◆ **Material provided**
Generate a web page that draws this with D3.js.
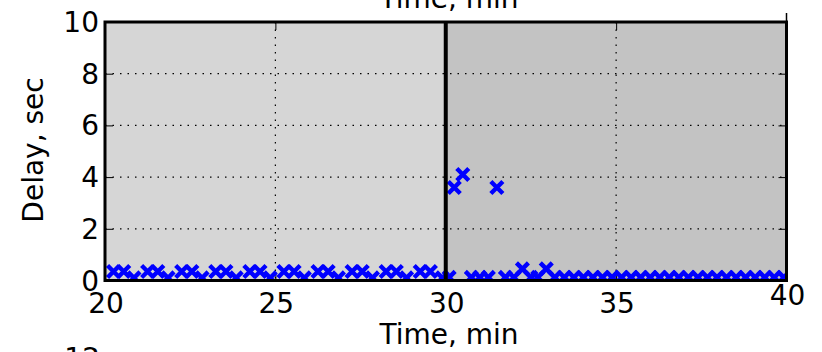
<!DOCTYPE html>
<html>
<head>
<meta charset="utf-8">
<script src="https://cdn.jsdelivr.net/npm/d3@7"></script>
<style>
  body { margin: 0; background: #fff; }
  svg { display: block; font-family: "DejaVu Sans", sans-serif; }
</style>
</head>
<body>
<svg id="chart" width="822" height="352"></svg>
<script>
// delay samples
const timesA = [20.25, 20.55, 20.85, 21.25, 21.55, 21.85, 22.25, 22.55, 22.85, 23.25, 23.55, 23.85,
  24.25, 24.55, 24.85, 25.25, 25.55, 25.85, 26.25, 26.55, 26.85, 27.25, 27.55, 27.85,
  28.25, 28.55, 28.85, 29.25, 29.55, 29.9];
const delaysA = [0.35, 0.35, 0.1, 0.35, 0.35, 0.1, 0.35, 0.35, 0.1, 0.35, 0.35, 0.1,
  0.35, 0.35, 0.1, 0.35, 0.35, 0.1, 0.35, 0.35, 0.1, 0.35, 0.35, 0.1,
  0.35, 0.35, 0.1, 0.35, 0.35, 0.1];

const timesB = [30.1, 30.25, 30.5, 30.75, 31.0, 31.25, 31.5, 31.75, 32.0, 32.25, 32.5, 32.7, 32.95,
  33.2, 33.48, 33.76, 34.04, 34.32, 34.6, 34.88, 35.16, 35.44, 35.72, 36.0, 36.28, 36.56,
  36.84, 37.12, 37.4, 37.68, 37.96, 38.24, 38.52, 38.8, 39.08, 39.36, 39.64, 39.92];
const delaysB = [0.12, 3.6, 4.1, 0.12, 0.12, 0.12, 3.6, 0.12, 0.12, 0.45, 0.12, 0.12, 0.45,
  0.12, 0.12, 0.12, 0.12, 0.12, 0.12, 0.12, 0.12, 0.12, 0.12, 0.12, 0.12, 0.12,
  0.12, 0.12, 0.12, 0.12, 0.12, 0.12, 0.12, 0.12, 0.12, 0.12, 0.12, 0.12];

const xTicks = [20, 25, 30, 35, 40];
const yTicks = [0, 2, 4, 6, 8, 10];
const periods = [[20, 30, "#d6d6d6"], [30, 40, "#c3c3c3"]];
const switchTime = 30;

const svg = d3.select("#chart");
const x0 = 105, x1 = 786.5, yTop = 22, yBot = 280.5;

const x = d3.scaleLinear().domain([20, 40]).range([x0, x1]);
const y = d3.scaleLinear().domain([0, 10]).range([yBot, yTop]);

svg.append("defs").append("clipPath").attr("id", "plotclip")
  .append("rect").attr("x", x0).attr("y", yTop).attr("width", x1 - x0).attr("height", yBot - yTop);

//background bands
svg.append("g").selectAll("rect")
  .data(periods)
  .join("rect")
  .attr("x", d => x(d[0]))
  .attr("y", yTop)
  .attr("width", d => x(d[1]) - x(d[0]))
  .attr("height", yBot - yTop)
  .attr("fill", d => d[2]);

//grid
const grid = svg.append("g").attr("stroke", "#000").attr("stroke-width", 1.2)
  .attr("stroke-dasharray", "1.5,6");
grid.selectAll("line.gx")
  .data(xTicks.slice(1, -1))
  .join("line")
  .attr("x1", d => x(d)).attr("x2", d => x(d))
  .attr("y1", yTop).attr("y2", yBot);
grid.selectAll("line.gy")
  .data(yTicks.slice(1, -1))
  .join("line")
  .attr("class", "gy")
  .attr("x1", x0).attr("x2", x1)
  .attr("y1", d => y(d)).attr("y2", d => y(d));

//axes (ticks inside)
const fmt = d3.format("d");
const yAxisL = svg.append("g").attr("transform", `translate(${x0},0)`)
  .call(d3.axisRight(y).tickValues(yTicks).tickSize(8).tickFormat(""));
const yAxisR = svg.append("g").attr("transform", `translate(${x1},0)`)
  .call(d3.axisLeft(y).tickValues(yTicks).tickSize(8).tickFormat(""));
const xAxisB = svg.append("g").attr("transform", `translate(0,${yBot})`)
  .call(d3.axisTop(x).tickValues(xTicks).tickSize(8).tickFormat(""));
const xAxisT = svg.append("g").attr("transform", `translate(0,${yTop})`)
  .call(d3.axisBottom(x).tickValues(xTicks).tickSize(8).tickFormat(""));
[yAxisL, yAxisR, xAxisB, xAxisT].forEach(g => {
  g.select(".domain").remove();
  g.selectAll(".tick line").attr("stroke", "#000").attr("stroke-width", 1);
});
// little outer tick on top at 40
svg.append("line").attr("x1", x(40)).attr("x2", x(40)).attr("y1", yTop).attr("y2", yTop - 9)
  .attr("stroke", "#000").attr("stroke-width", 1.5);

//tick labels
svg.append("g").selectAll("text")
  .data(yTicks)
  .join("text")
  .attr("x", 99)
  .attr("y", d => y(d))
  .attr("dy", "0.36em")
  .attr("text-anchor", "end")
  .attr("font-size", 28)
  .text(fmt);
svg.append("g").selectAll("text")
  .data(xTicks)
  .join("text")
  .attr("x", d => x(d) + 1)
  .attr("y", d => d === 40 ? 305 : 313)
  .attr("text-anchor", "middle")
  .attr("font-size", 28)
  .text(fmt);

//labels
svg.append("text").attr("x", 449).attr("y", 344).attr("text-anchor", "middle")
  .attr("font-size", 28).text("Time, min");
svg.append("text").attr("x", 449).attr("y", 8).attr("text-anchor", "middle")
  .attr("font-size", 28).text("Time, min");
svg.append("text").attr("transform", "translate(43,150) rotate(-90)").attr("text-anchor", "middle")
  .attr("font-size", 28).text("Delay, sec");
// next panel's top tick label peeking in at the bottom
svg.append("text").attr("x", 100).attr("y", 368).attr("text-anchor", "end")
  .attr("font-size", 28).text("12");

//markers
const points = timesA.map((t, i) => [t, delaysA[i]])
  .concat(timesB.map((t, i) => [t, delaysB[i]]));
const s = 6;
svg.append("g").attr("clip-path", "url(#plotclip)")
  .selectAll("path")
  .data(points)
  .join("path")
  .attr("transform", d => `translate(${x(d[0])},${y(d[1])})`)
  .attr("d", `M${-s},${-s}L${s},${s}M${-s},${s}L${s},${-s}`)
  .attr("stroke", "#0000ff")
  .attr("stroke-width", 4.4)
  .attr("fill", "none");

//switch line and frame
svg.append("line").attr("x1", x(switchTime)).attr("x2", x(switchTime))
  .attr("y1", yTop).attr("y2", yBot).attr("stroke", "#000").attr("stroke-width", 4);
svg.append("rect").attr("x", x0).attr("y", yTop).attr("width", x1 - x0).attr("height", yBot - yTop)
  .attr("fill", "none").attr("stroke", "#000").attr("stroke-width", 3);
</script>
</body>
</html>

◆ **Problem to solve**
Quote all the lines above exactly as given. Do not include the pictures.

◆ **Solved problem**
Generate a web page that draws this with D3.js.
<!DOCTYPE html>
<html>
<head>
<meta charset="utf-8">
<script src="https://cdn.jsdelivr.net/npm/d3@7"></script>
<style>
  body { margin: 0; background: #fff; }
  svg { display: block; font-family: "DejaVu Sans", sans-serif; }
</style>
</head>
<body>
<svg id="chart" width="822" height="352"></svg>
<script>
// delay samples
const timesA = [20.25, 20.55, 20.85, 21.25, 21.55, 21.85, 22.25, 22.55, 22.85, 23.25, 23.55, 23.85,
  24.25, 24.55, 24.85, 25.25, 25.55, 25.85, 26.25, 26.55, 26.85, 27.25, 27.55, 27.85,
  28.25, 28.55, 28.85, 29.25, 29.55, 29.9];
const delaysA = [0.35, 0.35, 0.1, 0.35, 0.35, 0.1, 0.35, 0.35, 0.1, 0.35, 0.35, 0.1,
  0.35, 0.35, 0.1, 0.35, 0.35, 0.1, 0.35, 0.35, 0.1, 0.35, 0.35, 0.1,
  0.35, 0.35, 0.1, 0.35, 0.35, 0.1];

const timesB = [30.1, 30.25, 30.5, 30.75, 31.0, 31.25, 31.5, 31.75, 32.0, 32.25, 32.5, 32.7, 32.95,
  33.2, 33.48, 33.76, 34.04, 34.32, 34.6, 34.88, 35.16, 35.44, 35.72, 36.0, 36.28, 36.56,
  36.84, 37.12, 37.4, 37.68, 37.96, 38.24, 38.52, 38.8, 39.08, 39.36, 39.64, 39.92];
const delaysB = [0.12, 3.6, 4.1, 0.12, 0.12, 0.12, 3.6, 0.12, 0.12, 0.45, 0.12, 0.12, 0.45,
  0.12, 0.12, 0.12, 0.12, 0.12, 0.12, 0.12, 0.12, 0.12, 0.12, 0.12, 0.12, 0.12,
  0.12, 0.12, 0.12, 0.12, 0.12, 0.12, 0.12, 0.12, 0.12, 0.12, 0.12, 0.12];

const xTicks = [20, 25, 30, 35, 40];
const yTicks = [0, 2, 4, 6, 8, 10];
const periods = [[20, 30, "#d6d6d6"], [30, 40, "#c3c3c3"]];
const switchTime = 30;

const svg = d3.select("#chart");
const x0 = 105, x1 = 786.5, yTop = 22, yBot = 280.5;

const x = d3.scaleLinear().domain([20, 40]).range([x0, x1]);
const y = d3.scaleLinear().domain([0, 10]).range([yBot, yTop]);

svg.append("defs").append("clipPath").attr("id", "plotclip")
  .append("rect").attr("x", x0).attr("y", yTop).attr("width", x1 - x0).attr("height", yBot - yTop);

//background bands
svg.append("g").selectAll("rect")
  .data(periods)
  .join("rect")
  .attr("x", d => x(d[0]))
  .attr("y", yTop)
  .attr("width", d => x(d[1]) - x(d[0]))
  .attr("height", yBot - yTop)
  .attr("fill", d => d[2]);

//grid
const grid = svg.append("g").attr("stroke", "#000").attr("stroke-width", 1.2)
  .attr("stroke-dasharray", "1.5,6");
grid.selectAll("line.gx")
  .data(xTicks.slice(1, -1))
  .join("line")
  .attr("x1", d => x(d)).attr("x2", d => x(d))
  .attr("y1", yTop).attr("y2", yBot);
grid.selectAll("line.gy")
  .data(yTicks.slice(1, -1))
  .join("line")
  .attr("class", "gy")
  .attr("x1", x0).attr("x2", x1)
  .attr("y1", d => y(d)).attr("y2", d => y(d));

//axes (ticks inside)
const fmt = d3.format("d");
const yAxisL = svg.append("g").attr("transform", `translate(${x0},0)`)
  .call(d3.axisRight(y).tickValues(yTicks).tickSize(8).tickFormat(""));
const yAxisR = svg.append("g").attr("transform", `translate(${x1},0)`)
  .call(d3.axisLeft(y).tickValues(yTicks).tickSize(8).tickFormat(""));
const xAxisB = svg.append("g").attr("transform", `translate(0,${yBot})`)
  .call(d3.axisTop(x).tickValues(xTicks).tickSize(8).tickFormat(""));
const xAxisT = svg.append("g").attr("transform", `translate(0,${yTop})`)
  .call(d3.axisBottom(x).tickValues(xTicks).tickSize(8).tickFormat(""));
[yAxisL, yAxisR, xAxisB, xAxisT].forEach(g => {
  g.select(".domain").remove();
  g.selectAll(".tick line").attr("stroke", "#000").attr("stroke-width", 1);
});
// little outer tick on top at 40
svg.append("line").attr("x1", x(40)).attr("x2", x(40)).attr("y1", yTop).attr("y2", yTop - 9)
  .attr("stroke", "#000").attr("stroke-width", 1.5);

//tick labels
svg.append("g").selectAll("text")
  .data(yTicks)
  .join("text")
  .attr("x", 99)
  .attr("y", d => y(d))
  .attr("dy", "0.36em")
  .attr("text-anchor", "end")
  .attr("font-size", 28)
  .text(fmt);
svg.append("g").selectAll("text")
  .data(xTicks)
  .join("text")
  .attr("x", d => x(d) + 1)
  .attr("y", d => d === 40 ? 305 : 313)
  .attr("text-anchor", "middle")
  .attr("font-size", 28)
  .text(fmt);

//labels
svg.append("text").attr("x", 449).attr("y", 344).attr("text-anchor", "middle")
  .attr("font-size", 28).text("Time, min");
svg.append("text").attr("x", 449).attr("y", 8).attr("text-anchor", "middle")
  .attr("font-size", 28).text("Time, min");
svg.append("text").attr("transform", "translate(43,150) rotate(-90)").attr("text-anchor", "middle")
  .attr("font-size", 28).text("Delay, sec");
// next panel's top tick label peeking in at the bottom
svg.append("text").attr("x", 100).attr("y", 368).attr("text-anchor", "end")
  .attr("font-size", 28).text("12");

//markers
const points = timesA.map((t, i) => [t, delaysA[i]])
  .concat(timesB.map((t, i) => [t, delaysB[i]]));
const s = 6;
svg.append("g").attr("clip-path", "url(#plotclip)")
  .selectAll("path")
  .data(points)
  .join("path")
  .attr("transform", d => `translate(${x(d[0])},${y(d[1])})`)
  .attr("d", `M${-s},${-s}L${s},${s}M${-s},${s}L${s},${-s}`)
  .attr("stroke", "#0000ff")
  .attr("stroke-width", 4.4)
  .attr("fill", "none");

//switch line and frame
svg.append("line").attr("x1", x(switchTime)).attr("x2", x(switchTime))
  .attr("y1", yTop).attr("y2", yBot).attr("stroke", "#000").attr("stroke-width", 4);
svg.append("rect").attr("x", x0).attr("y", yTop).attr("width", x1 - x0).attr("height", yBot - yTop)
  .attr("fill", "none").attr("stroke", "#000").attr("stroke-width", 3);
</script>
</body>
</html>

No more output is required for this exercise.